━━ Provided data ━━

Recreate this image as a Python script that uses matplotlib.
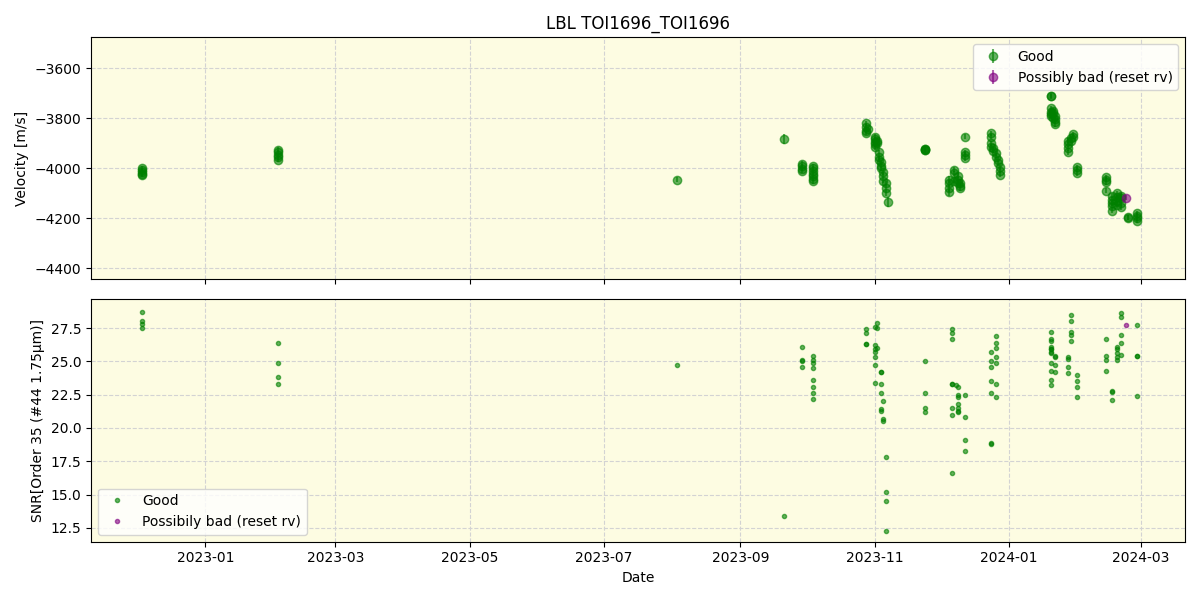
import numpy as np
import matplotlib
matplotlib.use("Agg")
import matplotlib.pyplot as plt
import matplotlib.dates as mdates

# ---- Velocity data (grouped by night) ----
rv_group_dates = ["2022-12-03", "2023-02-03", "2023-08-03", "2023-09-21", "2023-09-29",
                  "2023-10-04", "2023-10-28", "2023-10-29", "2023-11-01", "2023-11-02",
                  "2023-11-03", "2023-11-04", "2023-11-05", "2023-11-06", "2023-11-07",
                  "2023-11-24", "2023-12-05", "2023-12-07", "2023-12-09", "2023-12-10",
                  "2023-12-12", "2023-12-24", "2023-12-25", "2023-12-26", "2023-12-27",
                  "2023-12-28", "2024-01-20", "2024-01-21", "2024-01-22", "2024-01-28",
                  "2024-01-29", "2024-01-30", "2024-02-01", "2024-02-14", "2024-02-17",
                  "2024-02-19", "2024-02-21", "2024-02-24", "2024-02-28"]
rv_group_values = [
    [-4000, -4008, -4015, -4022, -4026],
    [-3925, -3935, -3948, -3955, -3965],
    [-4045],
    [-3885],
    [-3982, -3992, -4002, -4010],
    [-3992, -4000, -4012, -4022, -4032, -4042, -4052],
    [-3820, -3835, -3850, -3858],
    [-3845],
    [-3875, -3885, -3895, -3905, -3915],
    [-3890, -3900],
    [-3935, -3955, -3965],
    [-3975, -3990, -4000],
    [-4015, -4030, -4050],
    [-4060, -4080, -4100],
    [-4135],
    [-3922, -3924, -3926, -3928],
    [-4045, -4060, -4080, -4095],
    [-4005, -4020, -4050],
    [-4030, -4045, -4060],
    [-4070, -4080, -4060],
    [-3875, -3935, -3945, -3960],
    [-3860, -3875, -3900, -3915],
    [-3920, -3930],
    [-3940, -3955],
    [-3965, -3980],
    [-3995, -4010, -4025],
    [-3710, -3712, -3760, -3775, -3785, -3790],
    [-3770, -3780, -3800],
    [-3790, -3805, -3815, -3825],
    [-3890, -3905, -3920, -3935],
    [-3880, -3890],
    [-3865, -3875],
    [-3995, -4005, -4020],
    [-4035, -4045, -4055, -4090],
    [-4110, -4125, -4140, -4150, -4170],
    [-4100, -4115, -4130, -4145],
    [-4110, -4120, -4140, -4155],
    [-4195, -4198],
    [-4180, -4190, -4200, -4210],
]
# typical error and the nights with noticeably larger errors
rv_err_default = 10.0
rv_err_special = {"2023-09-21": 20.0, "2023-11-07": 20.0, "2023-12-05": 14.0}
rv_bad_dates = ["2024-02-23"]
rv_bad_values = [-4118]
rv_bad_err = [10.0]

# ---- SNR data ----
snr_group_dates = ["2022-12-03", "2023-02-03", "2023-08-03", "2023-09-21", "2023-09-29",
                   "2023-10-04", "2023-10-28", "2023-11-01", "2023-11-02", "2023-11-04",
                   "2023-11-05", "2023-11-06", "2023-11-24", "2023-12-06", "2023-12-08",
                   "2023-12-09", "2023-12-12", "2023-12-24", "2023-12-26", "2024-01-20",
                   "2024-01-22", "2024-01-28", "2024-01-29", "2024-02-01", "2024-02-14",
                   "2024-02-17", "2024-02-19", "2024-02-21", "2024-02-28"]
snr_group_values = [
    [28.7, 28.0, 27.8, 27.5],
    [26.4, 24.9, 23.8, 23.3],
    [24.7],
    [13.4],
    [26.1, 25.1, 25.0, 24.6],
    [25.4, 25.1, 24.9, 24.5, 23.6, 23.1, 22.6, 22.2],
    [27.4, 27.1, 26.3, 26.3],
    [27.6, 26.2, 25.9, 25.7, 25.3, 24.7, 23.4],
    [27.9, 27.5, 26.0],
    [24.2, 24.2, 23.3, 22.6, 21.4, 21.3],
    [22.0, 20.7, 20.5],
    [17.8, 15.2, 14.5, 12.3],
    [25.0, 22.6, 21.5, 21.2],
    [27.4, 27.1, 26.7, 23.3, 23.3, 21.5, 21.0, 16.6],
    [23.2],
    [23.1, 22.5, 22.3, 21.8, 21.5, 21.3, 21.2],
    [22.5, 20.8, 19.1, 18.3],
    [25.7, 25.0, 24.6, 23.5, 22.6, 18.9, 18.8],
    [26.9, 26.4, 26.0, 25.3, 24.9, 23.3, 22.3],
    [27.2, 26.7, 26.5, 26.1, 25.9, 25.9, 25.7, 25.6, 24.9, 24.3, 23.6, 23.2],
    [25.3, 25.4, 24.7, 24.2],
    [25.3, 25.2, 24.6, 24.1],
    [28.5, 28.0, 27.2, 27.0, 26.5],
    [24.0, 23.5, 23.1, 22.3],
    [26.7, 25.4, 25.1, 24.3],
    [22.8, 22.7, 22.1],
    [26.1, 25.9, 25.6, 25.3, 25.1],
    [28.6, 28.3, 27.0, 26.4, 25.5],
    [27.7, 25.4, 25.4, 22.4],
]
snr_bad_dates = ["2024-02-23"]
snr_bad_values = [27.7]


def expand(dates, groups):
    d = []
    v = []
    for dt, vals in zip(dates, groups):
        for x in vals:
            d.append(np.datetime64(dt))
            v.append(x)
    return np.array(d), np.array(v, dtype=float)


rv_d, rv_v = expand(rv_group_dates, rv_group_values)
rv_e = np.array([rv_err_special.get(str(d), rv_err_default) for d in rv_d])
snr_d, snr_v = expand(snr_group_dates, snr_group_values)
rvb_d = np.array([np.datetime64(d) for d in rv_bad_dates])
snrb_d = np.array([np.datetime64(d) for d in snr_bad_dates])

bg = "#fdfce2"
fig, (ax1, ax2) = plt.subplots(2, 1, figsize=(12, 6), dpi=100, sharex=True)

ax1.errorbar(rv_d, rv_v, yerr=rv_e, fmt="o", color="green",
             alpha=0.6, markersize=6, label="Good")
ax1.errorbar(rvb_d, rv_bad_values, yerr=rv_bad_err, fmt="o",
             color="purple", alpha=0.6, markersize=6, label="Possibly bad (reset rv)")
ax1.set_ylabel("Velocity [m/s]")
ax1.set_title("LBL TOI1696_TOI1696")
ax1.set_ylim(-4444, -3476)
ax1.set_facecolor(bg)
ax1.grid(True, linestyle="--", color="lightgray")
ax1.legend(loc="upper right")

ax2.plot(snr_d, snr_v, "o", color="green", alpha=0.6, markersize=3, label="Good")
ax2.plot(snrb_d, snr_bad_values, "o", color="purple", alpha=0.6, markersize=3,
         label="Possibily bad (reset rv)")
ax2.set_ylabel("SNR[Order 35 (#44 1.75μm)]")
ax2.set_xlabel("Date")
ax2.set_ylim(11.46, 29.66)
ax2.set_facecolor(bg)
ax2.grid(True, linestyle="--", color="lightgray")
ax2.legend(loc="lower left")

ax2.set_xlim(np.datetime64("2022-11-10"), np.datetime64("2024-03-21"))
ax2.xaxis.set_major_locator(mdates.MonthLocator(bymonth=[1, 3, 5, 7, 9, 11]))
ax2.xaxis.set_major_formatter(mdates.DateFormatter("%Y-%m"))

fig.tight_layout()
fig.savefig("out.png")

━━━

Do this: Take the lines from the start of the material to the line with "import matplotlib.dates as mdates", both included, and transcribe them exactly without the pictures.

Solved exercise:
Recreate this image as a Python script that uses matplotlib.
import numpy as np
import matplotlib
matplotlib.use("Agg")
import matplotlib.pyplot as plt
import matplotlib.dates as mdates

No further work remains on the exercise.